Junho 16, 2025
Por que precisamos estudar mais sobre o mar profundo?
Por: Oceana
O TEMA:
Depois de explicar o que é o mar profundo e como ele se apresenta, o pesquisador Paulo Ricardo Pezzuto, oceanógrafo, doutor em Zoologia e consultor da Oceana, retoma o tema em mais esta edição da série Mar Aberto: especialistas respondem. Afinal, por que essa imensidão desperta atenção e interesses em todo o mundo? E por qual razão precisamos investir cada vez mais em pesquisas, cujas descobertas desafiam a compreensão dos seres humanos?
O mar profundo apresenta desafios imensos para sua investigação. E não é apenas pela sua vastidão que, por si só, já seria o bastante. Nossa capacidade de observação direta do fundo do mar é, na maior parte dos casos, restrita a profundidades de cerca de 30 metros, que é o limite seguro para mergulhadores recreativos com equipamentos de respiração autônoma. Já os mergulhadores profissionais treinados, dotados de equipamentos muito mais complexos e com esforços e riscos altamente significativos, podem alcançar profundidades até dez vezes maiores.

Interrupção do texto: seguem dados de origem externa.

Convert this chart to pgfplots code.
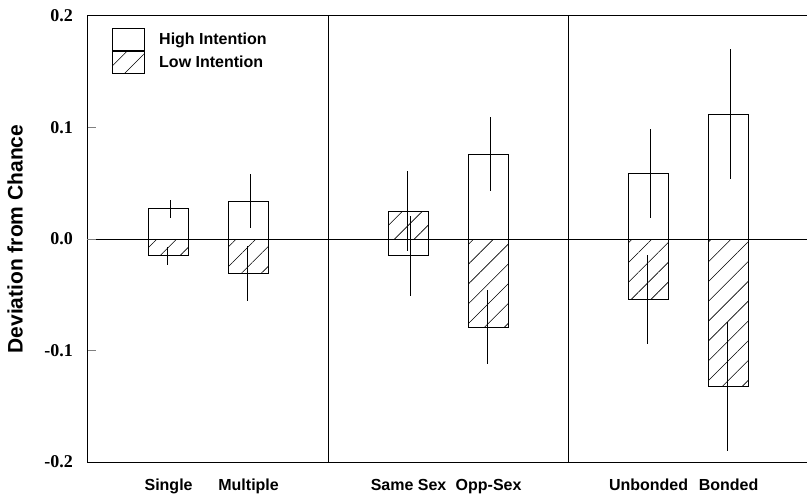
\documentclass[border=0pt]{standalone}
\usepackage{fontspec}
\setmainfont{Liberation Sans}
\newfontfamily\timesfont{Liberation Serif}
\usepackage{pgfplots}
\pgfplotsset{compat=1.18}
\usetikzlibrary{patterns.meta}
\pgfplotsset{
    boxlegend/.style={legend image code/.code={\draw[##1] (0pt,-11pt) rectangle (32pt,11pt);}},
    errline/.style={draw=none, mark=none, forget plot,
        error bars/.cd, y dir=both, y explicit, error mark=none,
        error bar style={draw=black, line width=0.8pt}},
}

\begin{document}
\begin{tikzpicture}
\begin{axis}[
    scale only axis,
    width=720pt, height=446pt,
    xmin=-1.02, xmax=7.98,
    ymin=-0.2, ymax=0.2,
    axis x line*=box, axis y line*=left,
    axis line style={line width=1pt},
    xtick={0,1,3,4,6,7},
    xticklabels={Single, Multiple, Same Sex, Opp-Sex, Unbonded, Bonded},
    xtick style={draw=none},
    xticklabel style={font=\bfseries\fontsize{16}{16}\selectfont, anchor=base, yshift=-28pt, inner sep=0pt},
    ytick={-0.2,-0.1,0,0.1,0.2},
    yticklabels={-0.2,-0.1,0.0,0.1,0.2},
    ytick pos=left,
    tick align=inside,
    major tick length=9pt,
    ytick style={line width=1pt},
    yticklabel style={font=\timesfont\bfseries\fontsize{18}{18}\selectfont, anchor=east, inner sep=0pt, xshift=-14pt},
    ylabel={Deviation from Chance},
    ylabel style={font=\bfseries\fontsize{21}{21}\selectfont, at={(axis description cs:-0.1,0.5)}, anchor=center, inner sep=0pt},
    extra x ticks={2,5},
    extra x tick labels={},
    extra x tick style={grid=major},
    extra y ticks={0},
    extra y tick labels={},
    extra y tick style={grid=major},
    major grid style={black, line width=0.8pt},
    legend style={draw=none, fill=none, at={(axis description cs:0.035,0.973)}, anchor=north west,
        inner sep=0pt, row sep=0pt, column sep=14pt,
        font=\bfseries\fontsize{16}{16}\selectfont, nodes={inner sep=0pt}},
    legend cell align=left,
]
% high intention
\addplot[ybar, bar width=0.5, bar shift=0pt, fill=white, draw=black, line width=0.8pt, boxlegend]
    coordinates {(0,0.027) (1,0.034) (3,-0.015) (4,0.076) (6,0.059) (7,0.112)};
% low intention
\addplot[ybar, bar width=0.5, bar shift=0pt, draw=black, line width=0.8pt,
    pattern={Lines[angle=45,distance=14pt,line width=0.6pt]}, boxlegend]
    coordinates {(0,-0.015) (1,-0.031) (3,0.025) (4,-0.079) (6,-0.054) (7,-0.132)};
% error bars
\addplot[errline]
    coordinates {
    (0.025,0.027) +- (0,0.008)
    (1.025,0.034) +- (0,0.024)
    (3.025,-0.015) +- (0,0.036)
    (4.025,0.076) +- (0,0.033)
    (6.025,0.059) +- (0,0.040)
    (7.025,0.112) +- (0,0.058)
    };
\addplot[errline]
    coordinates {
    (-0.02,-0.015) +- (0,0.008)
    (0.98,-0.031) +- (0,0.025)
    (2.98,0.025) +- (0,0.036)
    (3.98,-0.079) +- (0,0.033)
    (5.98,-0.054) +- (0,0.040)
    (6.98,-0.132) +- (0,0.058)
    };
\legend{High Intention, Low Intention}
\end{axis}
\pgfresetboundingbox
\useasboundingbox ([xshift=-87pt,yshift=-33pt]current axis.south west) rectangle ([yshift=16pt]current axis.north east);
\end{tikzpicture}
\end{document}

Em terra firme, nossos corpos estão submetidos (e adaptados) à chamada “pressão atmosférica” que, grosso modo, corresponde ao “peso” exercido pela camada de ar que envolve a Terra. Nós a percebemos, por exemplo, quando subimos ou descemos uma serra de carro e sentimos a variação da pressão nos ouvidos. Em altitudes maiores, com uma menor “coluna de ar” sobre nós, a pressão diminui. No nível do mar, a pressão atmosférica aumenta. Como a água do mar é muito mais densa do que o ar, basta uma coluna de dez metros sobre nós para exercer a mesma pressão exercida pela atmosfera ao nível do mar. Em outras palavras, a cada dez metros de profundidade, a “pressão hidrostática” aumenta uma atmosfera. Portanto, no fundo das Fossas das Marianas, no Pacífico, por exemplo, estaríamos submetidos a uma pressão 1.100 vezes maior do que ao nível do mar, por estar situada a cerca de 11 mil metros abaixo da superfície.
Além de pressões elevadas, o mar profundo exibe outras condições limitantes para nós, seres humanos, como ausência de luz solar (exceto pela penumbra existente nas primeiras centenas de metros abaixo da superfície), temperaturas inferiores a 5 graus Celsius, correntes intensas em determinadas regiões e a grande distância em relação ao nosso habitat natural. Essas e muitas outras condições adversas fazem com que a exploração das características físicas, químicas, geológicas ou biológicas do mar profundo dependa da disponibilidade e emprego de equipamentos de altíssima tecnologia, geralmente lançados a partir de grandes embarcações de pesquisa. O custo de operação, normalmente, também é limitante, podendo atingir valores na casa de dezenas de milhares de dólares por dia. Uma realidade ainda mais difícil para países em desenvolvimento, como o Brasil, onde os recursos disponíveis para a ciência são escassos.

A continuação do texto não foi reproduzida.